The first binomial logistic regression model classifying participants into healthy and patient groups demonstrated that age, MPS, olfactory threshold, trigeminal threshold, and TENS detection and pain threshold are significant or trend-level predictors of the group classification (see Table 3 for regression coefficients and p-values). Therefore, all these variables were included as predictors in the final model. The final model showed that MPS (z = 3.51, p < .001), olfactory threshold (z = 2.88, p = .004), trigeminal threshold (z=-2.07, p = .038), TENS detection (z=-5.66, p < .001) and pain (z = 3.00, p = .003) thresholds were all significant predictors. These results indicate that variability in these sensory measures aided classification of participants into healthy and patient groups, with higher MPS, olfactory sensitivity, and TENS pain threshold increasing the likelihood of being classified as patient, and higher trigeminal sensitivity and TENS detection threshold decreasing this likelihood. AIC values decreased from 148.6 for the first model to 143.8 for the final model, suggesting a better fit for the latter one. Overall, scores in MPS, olfactory and trigeminal thresholds, TENS detection and pain thresholds classified participants into healthy or patient groups with sensitivity of 87% and specificity of 75%.
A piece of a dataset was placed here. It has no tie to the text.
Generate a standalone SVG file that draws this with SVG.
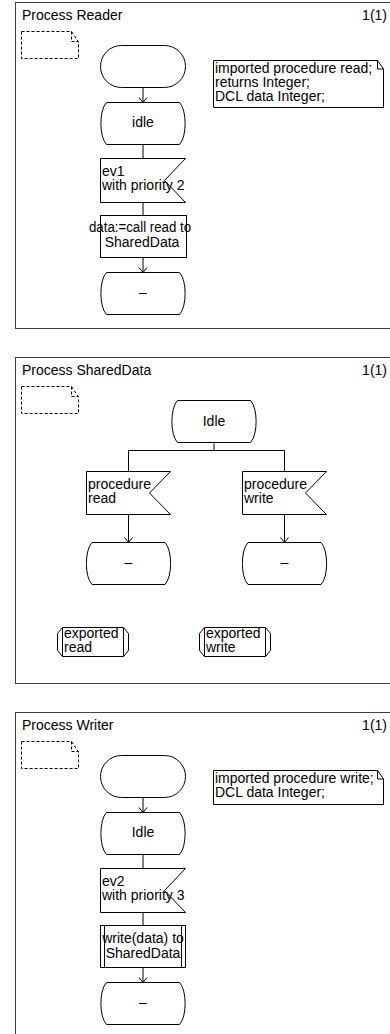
<svg xmlns="http://www.w3.org/2000/svg" width="390" height="1034" viewBox="0 0 390 1034">
  <style>
    text { font-family: "Liberation Sans", Arial, sans-serif; font-size: 14px; fill: #000; }
    .c { text-anchor: middle; }
    .r { text-anchor: end; }
    .frame { fill: none; stroke: #404040; stroke-width: 1; }
    .shape { fill: #fff; stroke: #000; stroke-width: 1; }
    .line { fill: none; stroke: #000; stroke-width: 1; }
    .dash { fill: none; stroke: #000; stroke-width: 1; stroke-dasharray: 3 2; }
    .flow { fill: none; stroke: #000; stroke-width: 1; }
    .arrow { marker-end: url(#arr); }
  </style>
  <defs>
    <marker id="arr" viewBox="-6 -5 7 10" markerUnits="userSpaceOnUse" markerWidth="7" markerHeight="10" refX="0" refY="0" orient="auto">
      <path d="M-5,-4 L0,0 L-5,4" fill="none" stroke="#000" stroke-width="1"/>
    </marker>
    <!-- state / nextstate symbol, 85 x 42, origin at top-left -->
    <path id="state" d="M6 0 H79 C86.5 7.5 86.5 34.5 79 42 H6 C-1.5 34.5 -1.5 7.5 6 0 Z"/>
    <!-- dashed text extension in the upper left of each page -->
    <g id="pagenote">
      <path class="dash" d="M21.5 31.5 H71.5 L78.5 42 V58.5 H21.5 Z"/>
      <path class="dash" d="M71.5 31.5 V41.5 H78.5"/>
    </g>
  </defs>

  <!-- ===================== Process Reader ===================== -->
  <g id="page-reader">
    <rect class="frame" x="15.5" y="2.5" width="390" height="326"/>
    <text x="22" y="20">Process Reader</text>
    <text class="r" x="387" y="20">1(1)</text>
    <use href="#pagenote"/>
  </g>

  <g id="reader-connectors">
    <path class="flow arrow" d="M143 87.5 V102.5"/>
    <path class="flow" d="M143 144.5 V158.5"/>
    <path class="flow" d="M143 202.5 V215.5"/>
    <path class="flow arrow" d="M143 257.5 V272.5"/>
  </g>

  <g id="reader-start">
    <rect class="shape" x="100.5" y="45.5" width="85" height="42" rx="21" ry="21"/>
  </g>
  <g id="reader-idle">
    <use href="#state" x="100.5" y="102.5" class="shape"/>
    <text class="c" x="143" y="126.5">idle</text>
  </g>
  <g id="reader-ev1">
    <path class="shape" d="M100.5 158.5 H185.5 L164.5 180.5 L185.5 202.5 H100.5 Z"/>
    <text x="102" y="176">ev1</text>
    <text x="102" y="190">with priority 2</text>
  </g>
  <g id="reader-task">
    <rect class="shape" x="100.5" y="215.5" width="86" height="42"/>
    <text class="c" x="140" y="232" textLength="102" lengthAdjust="spacingAndGlyphs">data:=call read to</text>
    <text class="c" x="142" y="246.5">SharedData</text>
  </g>
  <g id="reader-end">
    <use href="#state" x="100.5" y="272.5" class="shape"/>
    <text class="c" x="143" y="297">–</text>
  </g>
  <g id="reader-decl">
    <path class="shape" d="M213.5 60.5 H377.5 L383.5 69 V107.5 H213.5 Z"/>
    <path class="line" d="M377.5 60.5 V69 H383.5"/>
    <text x="215" y="72.5">imported procedure read;</text>
    <text x="215" y="86.5">returns Integer;</text>
    <text x="215" y="100.5">DCL data Integer;</text>
  </g>

  <!-- ===================== Process SharedData ===================== -->
  <g id="page-shareddata">
    <rect class="frame" x="15.5" y="357.5" width="390" height="326"/>
    <text x="22" y="375">Process SharedData</text>
    <text class="r" x="387" y="375">1(1)</text>
    <use href="#pagenote" y="355"/>
  </g>

  <g id="shareddata-connectors">
    <path class="flow" d="M214 443.5 V450.5"/>
    <path class="flow" d="M128.5 471.5 V450.5 H284.5 V471.5"/>
    <path class="flow arrow" d="M128.5 514.5 V542.5"/>
    <path class="flow arrow" d="M284.5 514.5 V542.5"/>
  </g>

  <g id="shareddata-idle">
    <use href="#state" x="171.5" y="400.5" class="shape"/>
    <text class="c" x="214" y="425.5">Idle</text>
  </g>
  <g id="shareddata-read">
    <path class="shape" d="M86.5 471.5 H170.5 L149.5 493 L170.5 514.5 H86.5 Z"/>
    <text x="88" y="488.5">procedure</text>
    <text x="88" y="503">read</text>
  </g>
  <g id="shareddata-write">
    <path class="shape" d="M242.5 471.5 H326.5 L305.5 493 L326.5 514.5 H242.5 Z"/>
    <text x="244" y="488.5">procedure</text>
    <text x="244" y="503">write</text>
  </g>
  <g id="shareddata-end-read">
    <use href="#state" x="86" y="542.5" class="shape"/>
    <text class="c" x="128.5" y="567">–</text>
  </g>
  <g id="shareddata-end-write">
    <use href="#state" x="242" y="542.5" class="shape"/>
    <text class="c" x="284.5" y="567">–</text>
  </g>
  <g id="shareddata-exported-read">
    <path class="shape" d="M62.5 627.5 H123.5 L128.5 633.5 V650.5 L123.5 656.5 H62.5 L57.5 650.5 V633.5 Z"/>
    <path class="line" d="M62.5 627.5 V656.5 M123.5 627.5 V656.5"/>
    <text x="64" y="637.5">exported</text>
    <text x="64" y="652">read</text>
  </g>
  <g id="shareddata-exported-write">
    <path class="shape" d="M204.5 627.5 H265.5 L270.5 633.5 V650.5 L265.5 656.5 H204.5 L199.5 650.5 V633.5 Z"/>
    <path class="line" d="M204.5 627.5 V656.5 M265.5 627.5 V656.5"/>
    <text x="206" y="637.5">exported</text>
    <text x="206" y="652">write</text>
  </g>

  <!-- ===================== Process Writer ===================== -->
  <g id="page-writer">
    <rect class="frame" x="15.5" y="712.5" width="390" height="340"/>
    <text x="22" y="730">Process Writer</text>
    <text class="r" x="387" y="730">1(1)</text>
    <use href="#pagenote" y="710"/>
  </g>

  <g id="writer-connectors">
    <path class="flow arrow" d="M143 797.5 V812.5"/>
    <path class="flow" d="M143 854.5 V868.5"/>
    <path class="flow" d="M143 912.5 V925.5"/>
    <path class="flow arrow" d="M143 967.5 V982.5"/>
  </g>

  <g id="writer-start">
    <rect class="shape" x="100.5" y="755.5" width="85" height="42" rx="21" ry="21"/>
  </g>
  <g id="writer-idle">
    <use href="#state" x="100.5" y="812.5" class="shape"/>
    <text class="c" x="143" y="836.5">Idle</text>
  </g>
  <g id="writer-ev2">
    <path class="shape" d="M100.5 868.5 H185.5 L164.5 890.5 L185.5 912.5 H100.5 Z"/>
    <text x="102" y="886">ev2</text>
    <text x="102" y="900">with priority 3</text>
  </g>
  <g id="writer-call">
    <rect class="shape" x="100.5" y="925.5" width="85" height="42"/>
    <path class="line" d="M104.5 925.5 V967.5 M181.5 925.5 V967.5"/>
    <text class="c" x="143" y="943">write(data) to</text>
    <text class="c" x="143" y="957.5">SharedData</text>
  </g>
  <g id="writer-end">
    <use href="#state" x="100.5" y="982.5" class="shape"/>
    <text class="c" x="143" y="1007">–</text>
  </g>
  <g id="writer-decl">
    <path class="shape" d="M213.5 770.5 H377.5 L383.5 779 V804.5 H213.5 Z"/>
    <path class="line" d="M377.5 770.5 V779 H383.5"/>
    <text x="215" y="783">imported procedure write;</text>
    <text x="215" y="797">DCL data Integer;</text>
  </g>
</svg>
The initial model classifying patients into TTH and migraine groups showed that only olfactory and trigeminal thresholds are significant predictors of the classification (z=-2.66, p = .008; z = 2.46, p = .014), with MPT for the trigeminal area approaching a significance level (z=-1.88, p = .060; full model presented in Table 4). These three predictors were the ones included in the final model and all of them became statistically significant. Trigeminal threshold (z = 2.48, p = .013) was a positive predictor, indicating that higher trigeminal sensitivity increased likelihood of being a migraine patient. Contrary, olfactory threshold (z=-2.58, p = .010) and MPT for the trigeminal (z=-2.73, p = .006) area were negative predictors, indicating that greater olfactory sensitivity and higher MPT decreased the likelihood of classification as a migraine patient. AIC values decreased from 110.98 for the initial model to 101.59 for the final model, suggesting a better fit of the latter one. Overall, scores in MPT of the trigeminal area, olfactory threshold, and trigeminal threshold classified patients into migraine and TTH groups with sensitivity of 95% and specificity of 26%. When the classification threshold was adjusted from 0.50 to 0.75, the classifier had sensitivity of 79% and specificity of 57%.

The time since the first presence of headaches did not correlate with any of the sensory measures from QST (r ≤ .15, p ≥ .131), TENS (r ≤ .09, p ≥ .361) or olfactory tests (r ≤ .10, p ≥ .315). Only for the trigeminal threshold we found a weak, negative, significant correlation (r=-.21, p = .31) demonstrating that trigeminal sensitivity was higher in the participants whose headaches started recently and decreased in patients who experienced symptoms for several years.